The difference between us is that I supported Portia because of her possibilities in the days leading up to her becoming PM in 2006. Once I saw her poor performance, I backed away and began my criticisms.

Now here it is, Peter Phillips is calling for a debate between Ann-Marie Vaz and Damion Crawford because, to his warped way of seeing it, ‘sweet mouth’ is likely to mash down ‘pretty face’.

I fully support that debate. Since the arrival of Damion Crawford in the hills and flats of the many areas of Portland East that he is only now discovering, I want a debate to hear him talk of the imaginary plans he has for the development of that rural parish. I want to hear Ann-Marie Vaz tell the people what plans she has for stopping shale stones from falling down on people’s houses when it rains in East Portland. Maybe she has the magic to stop the rain.

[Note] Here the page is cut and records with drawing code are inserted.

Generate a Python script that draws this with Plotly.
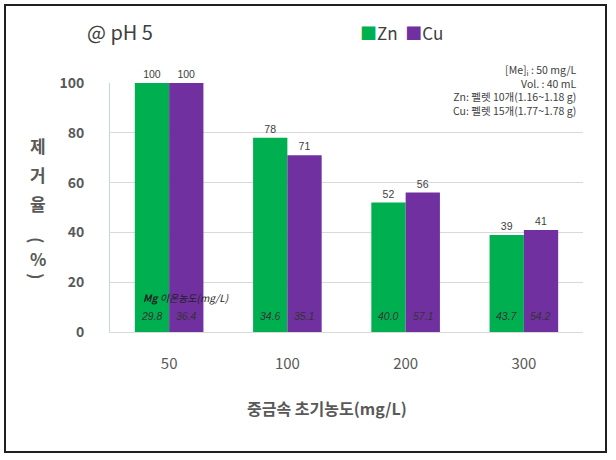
import plotly.graph_objects as go

categories = ["50", "100", "200", "300"]
series_names = ["Zn", "Cu"]
zn_removal = [100, 78, 52, 39]
cu_removal = [100, 71, 56, 41]
zn_mg = ["29.8", "34.6", "40.0", "43.7"]
cu_mg = ["36.4", "35.1", "57.1", "54.2"]
y_ticks = [0, 20, 40, 60, 80, 100]

GREEN = "#00B050"
PURPLE = "#7030A0"
FONT = "Noto Sans CJK KR"
NUMFONT = "Liberation Sans"

L, R, T, B = 110, 33, 83, 128
W, H = 616, 460
pw, ph = W - L - R, H - T - B

def px(x):
    return (x - L) / pw

def py(y):
    return (H - B - y) / ph

fig = go.Figure()
for name, vals, col in [(series_names[0], zn_removal, GREEN), (series_names[1], cu_removal, PURPLE)]:
    fig.add_trace(go.Bar(name=name, x=categories, y=vals, marker_color=col,
                         text=[str(v) for v in vals], textposition="outside",
                         textfont=dict(size=10.5, color="#404040", family=NUMFONT),
                         cliponaxis=False))

ann = []
for i, (zv, cv) in enumerate(zip(zn_mg, cu_mg)):
    ann.append(dict(x=i, y=6.4, xref="x", yref="y", text="<i>" + zv + "</i>", showarrow=False,
                    xanchor="center", yanchor="middle",
                    xshift=-17, font=dict(size=10.5, color="#333333", family=NUMFONT)))
    ann.append(dict(x=i, y=6.4, xref="x", yref="y", text="<i>" + cv + "</i>", showarrow=False,
                    xanchor="center", yanchor="middle",
                    xshift=17, font=dict(size=10.5, color="#333333", family=NUMFONT)))
ann.append(dict(x=px(141), y=py(297), xref="paper", yref="paper", xanchor="left", yanchor="middle",
                text="<b><i>Mg</i></b> <i>이온농도(mg/L)</i>", showarrow=False,
                font=dict(size=10, color="#222222", family=FONT)))
ann.append(dict(x=px(85), y=py(31), xref="paper", yref="paper", xanchor="left", yanchor="middle",
                text="@ pH 5", showarrow=False, font=dict(size=20, color="#404040", family=FONT)))
legend_text = (f"<span style='color:{GREEN}'>■</span>{series_names[0]}&nbsp;&nbsp;"
               f"<span style='color:{PURPLE}'>■</span>{series_names[1]}")
ann.append(dict(x=px(358), y=py(33), xref="paper", yref="paper", xanchor="left", yanchor="middle",
                text=legend_text, showarrow=False,
                font=dict(size=17, color="#404040", family=FONT)))
ann.append(dict(x=px(580), y=py(90), xref="paper", yref="paper", xanchor="right", yanchor="middle",
                align="right", showarrow=False, bgcolor="white", borderpad=2,
                text="[Me]<sub>i</sub> : 50 mg/L<br>Vol. : 40 mL<br>Zn: 펠렛 10개(1.16~1.18 g)<br>Cu: 펠렛 15개(1.77~1.78 g)",
                font=dict(size=10.5, color="#404040", family=FONT)))
ann.append(dict(x=px(327), y=py(408), xref="paper", yref="paper", xanchor="center", yanchor="middle",
                text="<b>중금속 초기농도(mg/L)</b>",
                showarrow=False, font=dict(size=16, color="#595959", family=FONT)))
ychars = [("제", 145, 0), ("거", 174, 0), ("율", 203, 0), ("(", 240, 90), ("%", 258, 0), (")", 276, 90)]
for ch, yy, ang in ychars:
    ann.append(dict(x=px(38), y=py(yy), xref="paper", yref="paper", text="<b>" + ch + "</b>",
                    xanchor="center", yanchor="middle",
                    textangle=ang, showarrow=False,
                    font=dict(size=17, color="#595959", family=FONT)))

shapes = [dict(type="rect", xref="paper", yref="paper", x0=px(5), x1=px(606), y0=py(452), y1=py(5),
               line=dict(color="#202020", width=2), layer="below")]

fig.update_layout(
    width=W, height=H, margin=dict(l=L, r=R, t=T, b=B, autoexpand=False),
    paper_bgcolor="white", plot_bgcolor="white",
    barmode="group", bargap=0.42, bargroupgap=0,
    showlegend=False,
    annotations=ann, shapes=shapes,
    xaxis=dict(type="category", range=[-0.5, 3.5], showgrid=False, showline=True,
               linecolor="#D9D9D9", linewidth=1,
               tickfont=dict(size=15, color="#595959", family=FONT), ticklabelstandoff=18,
               ticks=""),
    yaxis=dict(range=[0, 100], tickvals=y_ticks, showgrid=True, gridcolor="#D9D9D9",
               showline=True, linecolor="#C8D4E0", linewidth=1, zeroline=False,
               tickfont=dict(size=14, color="#595959", family=FONT, weight="bold"),
               ticklabelstandoff=22, ticks=""),
)
fig.update_traces(marker_line_width=0)

fig.write_html("out.html", post_script="document.body.style.margin='0';",
               config={"displayModeBar": False})
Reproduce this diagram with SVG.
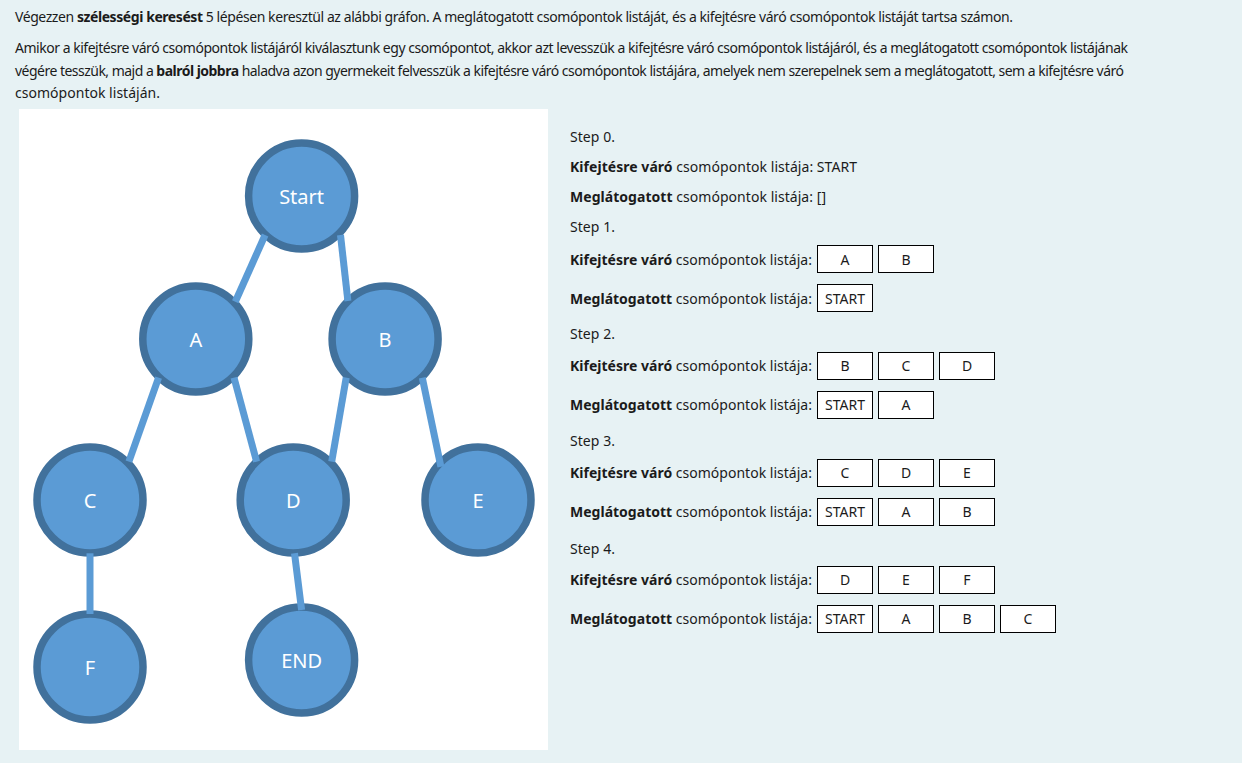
<svg xmlns="http://www.w3.org/2000/svg" width="1242" height="763" viewBox="0 0 1242 763">
<style>
  .t { font-family: "Noto Sans", "Open Sans", sans-serif; font-size: 14px; fill: #1b1b1b; }
  .b { font-weight: bold; }
  .box { fill: #ffffff; stroke: #000000; stroke-width: 1; }
  .bt { font-family: "Noto Sans", "Open Sans", sans-serif; font-size: 14px; fill: #1b1b1b; text-anchor: middle; }
  .node circle { fill: #5b9bd5; stroke: #41719c; stroke-width: 7.5; }
  .node text { font-family: "Noto Sans", "Open Sans", sans-serif; font-size: 20px; fill: #ffffff; text-anchor: middle; }
  .edge { stroke: #5b9bd5; stroke-width: 7; fill: none; }
</style>
<rect x="0" y="0" width="1242" height="763" fill="#e7f2f4"/>

<g id="intro">
  <text class="t" x="15" y="22" textLength="998">Végezzen <tspan class="b">szélességi keresést</tspan> 5 lépésen keresztül az alábbi gráfon. A meglátogatott csomópontok listáját, és a kifejtésre váró csomópontok listáját tartsa számon.</text>
  <text class="t" x="15" y="53" textLength="1113">Amikor a kifejtésre váró csomópontok listájáról kiválasztunk egy csomópontot, akkor azt levesszük a kifejtésre váró csomópontok listájáról, és a meglátogatott csomópontok listájának</text>
  <text class="t" x="15" y="76" textLength="1109">végére tesszük, majd a <tspan class="b">balról jobbra</tspan> haladva azon gyermekeit felvesszük a kifejtésre váró csomópontok listájára, amelyek nem szerepelnek sem a meglátogatott, sem a kifejtésre váró</text>
  <text class="t" x="15" y="98" textLength="145">csomópontok listáján.</text>
</g>

<rect id="panel" x="19" y="109" width="529" height="641" fill="#ffffff"/>

<g id="n-start" class="node"><circle cx="301.6" cy="196" r="53"/><text x="301.6" y="203.5">Start</text></g>
<g id="n-a" class="node"><circle cx="195.8" cy="339" r="53"/><text x="195.8" y="346.5">A</text></g>
<g id="n-b" class="node"><circle cx="385.1" cy="339" r="53"/><text x="385.1" y="346.5">B</text></g>
<g id="n-c" class="node"><circle cx="90" cy="500" r="53"/><text x="90" y="507.5">C</text></g>
<g id="n-d" class="node"><circle cx="293.2" cy="500" r="53"/><text x="293.2" y="507.5">D</text></g>
<g id="n-e" class="node"><circle cx="478" cy="500" r="53"/><text x="478" y="507.5">E</text></g>
<g id="n-f" class="node"><circle cx="90" cy="667" r="53"/><text x="90" y="674.5">F</text></g>
<g id="n-end" class="node"><circle cx="301.6" cy="660" r="53"/><text x="301.6" y="667.5">END</text></g>

<g id="connectors">
  <line class="edge" x1="265.1" y1="235" x2="235.3" y2="301.7"/>
  <line class="edge" x1="340.5" y1="235" x2="347.9" y2="301"/>
  <line class="edge" x1="158.6" y1="377.7" x2="128.9" y2="461.7"/>
  <line class="edge" x1="234" y1="377.7" x2="256.6" y2="461.7"/>
  <line class="edge" x1="346.2" y1="377.7" x2="331.7" y2="461.7"/>
  <line class="edge" x1="422.3" y1="377.7" x2="440.9" y2="466.7"/>
  <line class="edge" x1="90" y1="553.3" x2="90" y2="614"/>
  <line class="edge" x1="294.5" y1="553.3" x2="301.6" y2="610"/>
</g>

<g id="steps">
  <text class="t" x="570" y="142" textLength="45">Step 0.</text>
  <text class="t" x="570" y="172" textLength="287"><tspan class="b">Kifejtésre váró</tspan> csomópontok listája: START</text>
  <text class="t" x="570" y="202" textLength="256"><tspan class="b">Meglátogatott</tspan> csomópontok listája: []</text>

  <text class="t" x="570" y="232" textLength="45">Step 1.</text>
  <text class="t" x="570" y="265" textLength="242"><tspan class="b">Kifejtésre váró</tspan> csomópontok listája:</text>
  <rect class="box" x="817.5" y="245.5" width="55" height="27"/><text class="bt" x="845" y="265">A</text>
  <rect class="box" x="878.5" y="245.5" width="55" height="27"/><text class="bt" x="906" y="265">B</text>
  <text class="t" x="570" y="304" textLength="242"><tspan class="b">Meglátogatott</tspan> csomópontok listája:</text>
  <rect class="box" x="817.5" y="284.5" width="55" height="27"/><text class="bt" x="845" y="304">START</text>

  <text class="t" x="570" y="339" textLength="45">Step 2.</text>
  <text class="t" x="570" y="371" textLength="242"><tspan class="b">Kifejtésre váró</tspan> csomópontok listája:</text>
  <rect class="box" x="817.5" y="352.5" width="55" height="27"/><text class="bt" x="845" y="371">B</text>
  <rect class="box" x="878.5" y="352.5" width="55" height="27"/><text class="bt" x="906" y="371">C</text>
  <rect class="box" x="939.5" y="352.5" width="55" height="27"/><text class="bt" x="967" y="371">D</text>
  <text class="t" x="570" y="410" textLength="242"><tspan class="b">Meglátogatott</tspan> csomópontok listája:</text>
  <rect class="box" x="817.5" y="391.5" width="55" height="27"/><text class="bt" x="845" y="410">START</text>
  <rect class="box" x="878.5" y="391.5" width="55" height="27"/><text class="bt" x="906" y="410">A</text>

  <text class="t" x="570" y="446" textLength="45">Step 3.</text>
  <text class="t" x="570" y="478" textLength="242"><tspan class="b">Kifejtésre váró</tspan> csomópontok listája:</text>
  <rect class="box" x="817.5" y="459.5" width="55" height="27"/><text class="bt" x="845" y="478">C</text>
  <rect class="box" x="878.5" y="459.5" width="55" height="27"/><text class="bt" x="906" y="478">D</text>
  <rect class="box" x="939.5" y="459.5" width="55" height="27"/><text class="bt" x="967" y="478">E</text>
  <text class="t" x="570" y="517" textLength="242"><tspan class="b">Meglátogatott</tspan> csomópontok listája:</text>
  <rect class="box" x="817.5" y="498.5" width="55" height="27"/><text class="bt" x="845" y="517">START</text>
  <rect class="box" x="878.5" y="498.5" width="55" height="27"/><text class="bt" x="906" y="517">A</text>
  <rect class="box" x="939.5" y="498.5" width="55" height="27"/><text class="bt" x="967" y="517">B</text>

  <text class="t" x="570" y="554" textLength="45">Step 4.</text>
  <text class="t" x="570" y="585" textLength="242"><tspan class="b">Kifejtésre váró</tspan> csomópontok listája:</text>
  <rect class="box" x="817.5" y="566.5" width="55" height="27"/><text class="bt" x="845" y="585">D</text>
  <rect class="box" x="878.5" y="566.5" width="55" height="27"/><text class="bt" x="906" y="585">E</text>
  <rect class="box" x="939.5" y="566.5" width="55" height="27"/><text class="bt" x="967" y="585">F</text>
  <text class="t" x="570" y="624" textLength="242"><tspan class="b">Meglátogatott</tspan> csomópontok listája:</text>
  <rect class="box" x="817.5" y="605.5" width="55" height="27"/><text class="bt" x="845" y="624">START</text>
  <rect class="box" x="878.5" y="605.5" width="55" height="27"/><text class="bt" x="906" y="624">A</text>
  <rect class="box" x="939.5" y="605.5" width="55" height="27"/><text class="bt" x="967" y="624">B</text>
  <rect class="box" x="1000.5" y="605.5" width="55" height="27"/><text class="bt" x="1028" y="624">C</text>
</g>
</svg>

Over the next week, I will be traveling throughout east Portland to discover first-hand what my people on the ground there have been feeding me as authentic information. I really need to know if the impossible can happen. If both candidates can lose and the polls will win.

In Opposition Leader Dr. Peter Phillips calling for a debate, he is hoping for a big ‘gotcha’ moment. He is hoping that ‘country girl’ Ann-Marie will trip up because she does not lecture in tourism and have multiple degrees like those filling Damion Crawford’s pouch, or his many pouches.